Is there any aspect of your business that is growing
rapidly?
Across the firm, many things, but one in my particular world is
doing people’s tax returns. It has got a lot more complicated,
and with the creation of different instruments, it can get quite
messy. HMRC, quite naturally and correctly takes no
prisoners. It has to be right.
Immigration has grown enormously. We didn’t have an independent team five years ago, now we have a team of four, who do nothing but. This is partly a spike from Europeans [leaving] after Brexit but it is not as if the number of investment visas, entrepreneur visas, future-innovator visas has gone down. We have done exceptional talent visas, for example, we brought in an actress from the Middle East who was considered an exceptional talent. The growth in that is driven by the compliance angle.
This interest people have in being here that we spoke of earlier is where the compliance angle is considerable. You can’t open a UK bank account unless your visa is up to scratch. You can’t rent a property unless your visa is up to scratch. You can’t employ people unless you can demonstrate they have a right to work here. All of those things have created a resurgence in that and the law is quite fiddly.
What takes up most of your private client
time?
The biggest thing is coordinating estate planning and succession
planning across several countries, and not necessarily with a UK
connection.
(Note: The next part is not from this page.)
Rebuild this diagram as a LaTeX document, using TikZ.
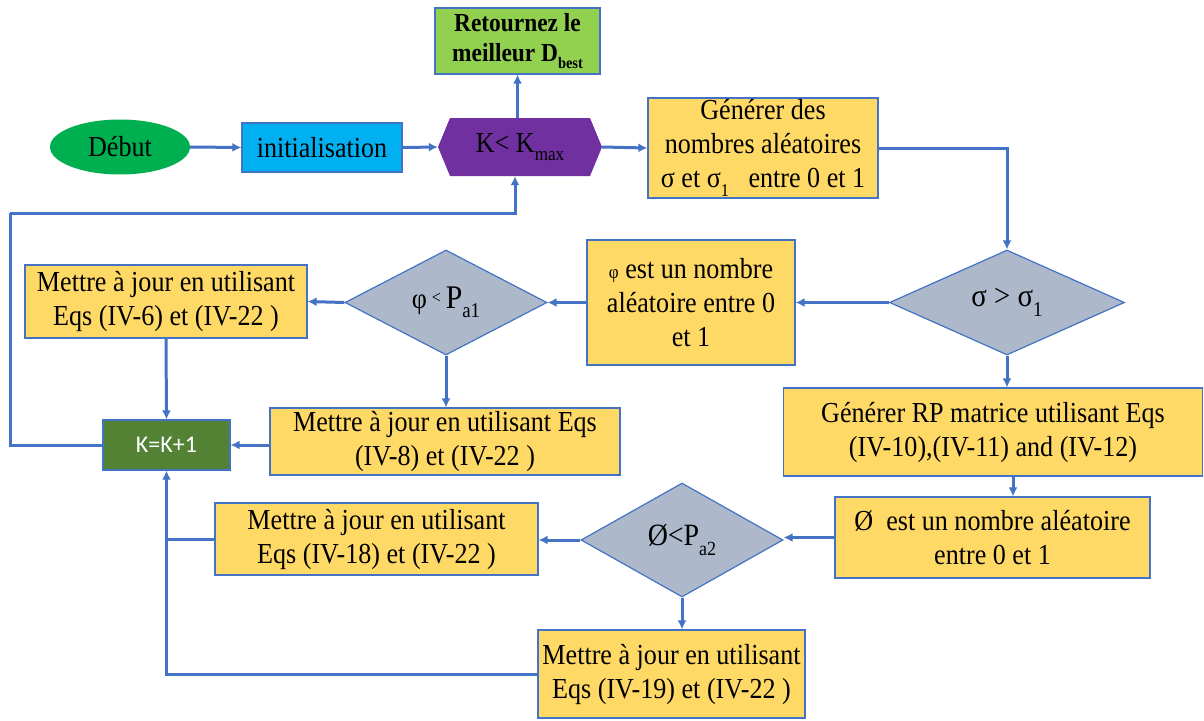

My largest challenge at the moment is a case that
requires coordinating assets in 10 countries, where none are in
the UK, yet we are the lawyers making sure the client’s assets
will land in the right hands across any countries, from civil war
countries to countries where Sharia is in charge, so there is a
lot of coordination going on.
It is an interesting ringmaster type of role. It involves incredible insight into other people’s systems. To suddenly see how Luxembourg does things or Italy does things or California does things is endlessly interesting - and especially interesting to see how people do things differently to achieve the same result.